Acropolis Museum

Acropolis Museum (11)

When in 481 BC, the Acropolis was captured by the Persians, the Athenians, knowing the artistic value of the buildings and decorations that were there, did not remain inactive. 

The iron will to protect their valuable assets was not fully recognized until nearly 25 centuries later when, in the 19th century, during archaeological excavations remains were discovered that had been buried by the Athenians to prevent the Persian looting.

In order to avoid further deterioration of these remains, it was decided to house them in the Acropolis Museum, which opened in 1878. 

The collection, however, is not limited to the remains of the archaic period but includes, with exemplary care for their preservation, several pieces from the classical Greece of Pericles. Thus, the 6th and 5th centuries BC are well represented in the halls of this museum located on the same site as the Acropolis. Of course, you can be sure we will not see all the friezes and decorations extracted from the original buildings but to see all these artistic remains you have to move a few kilometres to the northwest because, contrary to the wishes of the Athenians, most of the rest are in the British Museum in London.

The museum was planned by architect Panages Kalkos and, architecturally speaking, it is not a work of art, since, located at the south eastern end, it breaks up the beauty of the Acropolis. 

The Acropolis Museum with its new display rooms, is considered to be one of the most valuable in the world. Outside, you will find next to the entrance a 5th century BC statue of an owl, symbol of the wisdom of the goddess Athena. 

From the first to the sixth hall, the museum contains masterpieces from the 6th century BC, the Archaic period. In them, you will see the splendid pediments of several temples illustrating the battles of heroes like Heracles fighting mythological monsters, or those of the ancient temple of Athena in Room V, where the goddess is in central position, beside Zeus, fighting giants, alluding to the victory of the Greeks over the barbarians. Moreover, as a pleasant surprise, it should be noted that some of these friezes still retain polychrome fragments, which will give you a better idea of the original spectacular image of the temples of antiquity. 

Moreover, in the museum you will find valuable pieces from the origins of Greek sculpture. We refer to the round figure of a Kriophoros (or ram-bearer) from 570 BC This is an example of well-known archaic sculptures of the kuroi and korai, male and female figures respectively of Egyptian influence, characterized by the rigidity of their grimace and position, by the vigour of their bodies and, in the case of the girls, by the work involved in their hairstyles. 

In Room VI, you will find a collection of korai, for example, from between 550 and 500 BC, and, as you follow the route, you will see the evolution from the stiffness and the mysterious, static smile of archaic times towards greater naturalism in the classical period. 

Rooms VII, VIII and IX bring together pieces from the Acropolitan stage of Pericles.
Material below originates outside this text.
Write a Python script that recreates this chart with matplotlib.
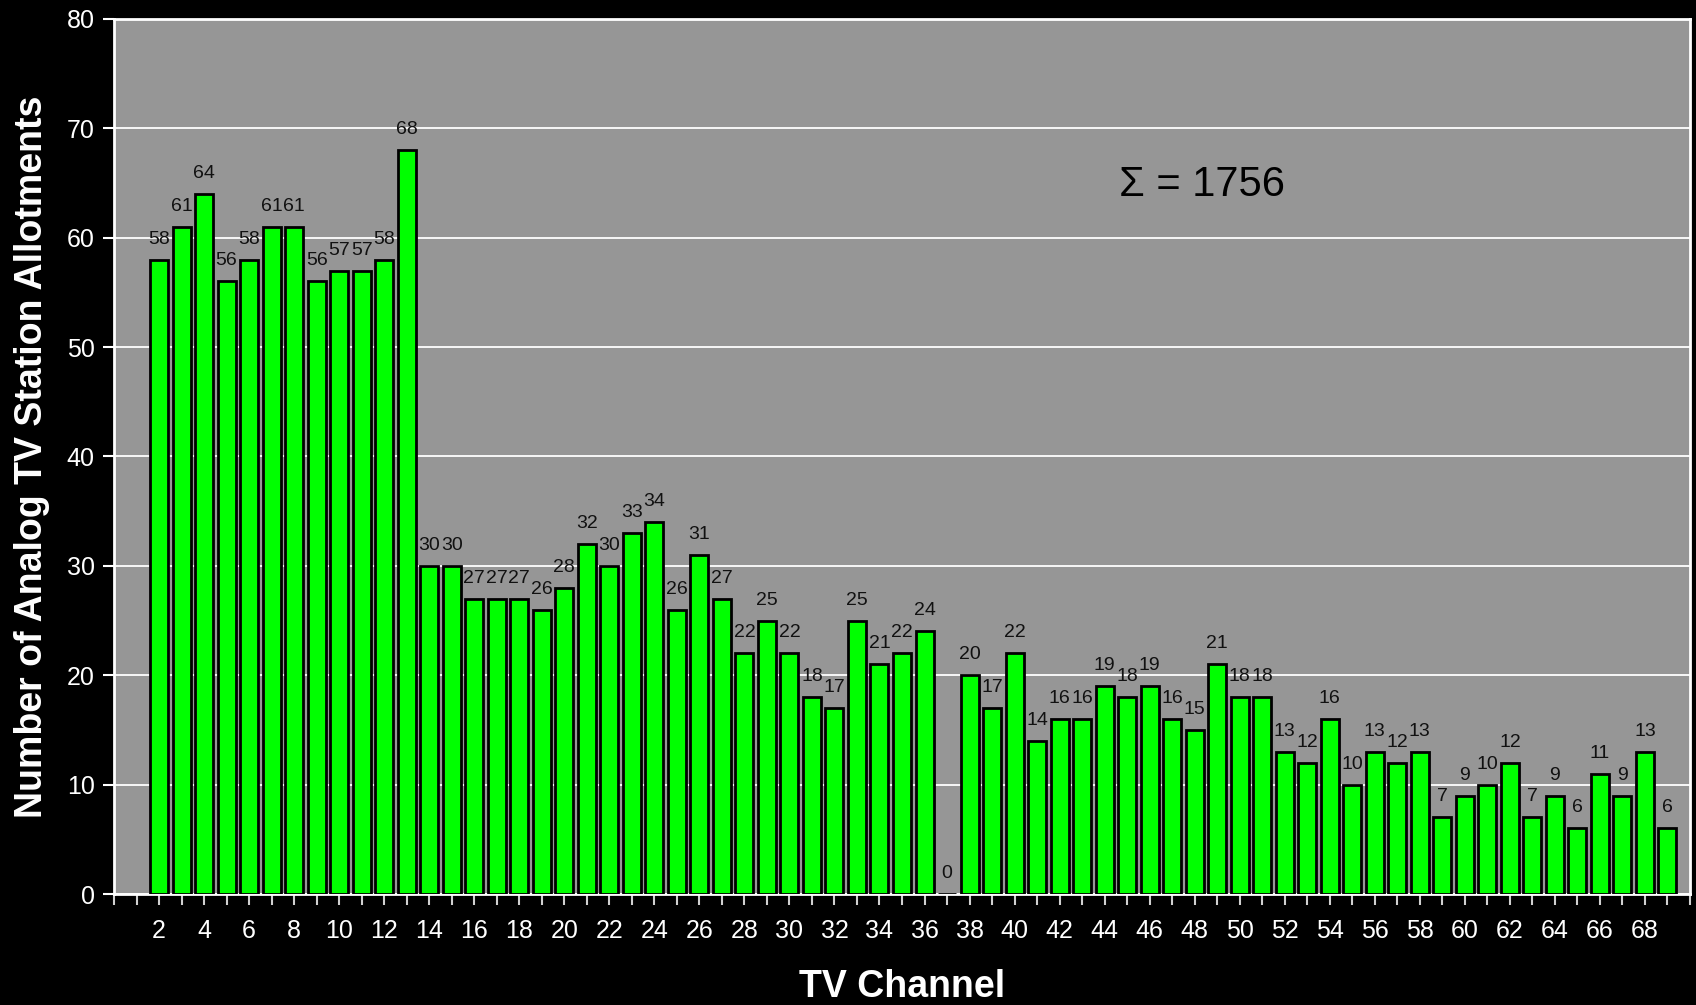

The sculptures on display belong mainly to the Parthenon, the temple of Athena Nike, and the Erechtheion. The sculptural wonders of the artist Phidias in the metopes and friezes from the Parthenon depicting the Panathenaic procession, with rearing, twisted horses, and a daring and even exaggerated naturalism. The friezes from the temple of Athena Nike also reveal a shift from classicism to a later, more dramatic Hellenistic style. The Goddess is represented in a very human gesture, putting on her sandal, and the sculptor used the technique of drapery whereby the anatomy is seen through the clothing.

In the final room, you can admire four of the caryatids of the Erechtheion. They were moved from their original location, the south portico of the temple, to the museum, due to the serious deterioration they were suffering from as a result of the concentrated presence of sulphur in the air in Athens. Another of the caryatids, female statues that were used instead of columns, is in the British Museum in London.

The museum has struggled in recent years to recover the large number of pieces that are in collections abroad, especially in the Louvre and the British Museum. The most flagrant case is that of the Elgin marbles, which are famous sculptures from the Parthenon. The Briton, Lord Elgin, bought them at the beginning of the 19th century from the Turkish authorities, who at that time governed the country. Lord Elgin sold them to the British state for the price of 35,000 pounds, with which the debate began. And there are those who favour leaving the works in the British Museum, with the view that there the friezes and sculptures may receive better care than in Greece. However, the Greek government considered it completely illegal to have sold the marbles to the British Government and fervently believe that the marbles should be returned to where they belong, to their origins. The Greek actress and politician Melina Merkoúri was one of the leading activists in the struggle to regain these examples of Greek heritage. 

Gradually, Athens has recovered some pieces and, therefore, the premises of the Acropolis Museum have been outgrown. Hence, the exhibits are being transferred to a new, larger and expensive complex, which will be the new home of the Museum of the Acropolis, on the southern slope of the mountain. There, the empty rooms are waiting to someday receive the friezes that belonged to them.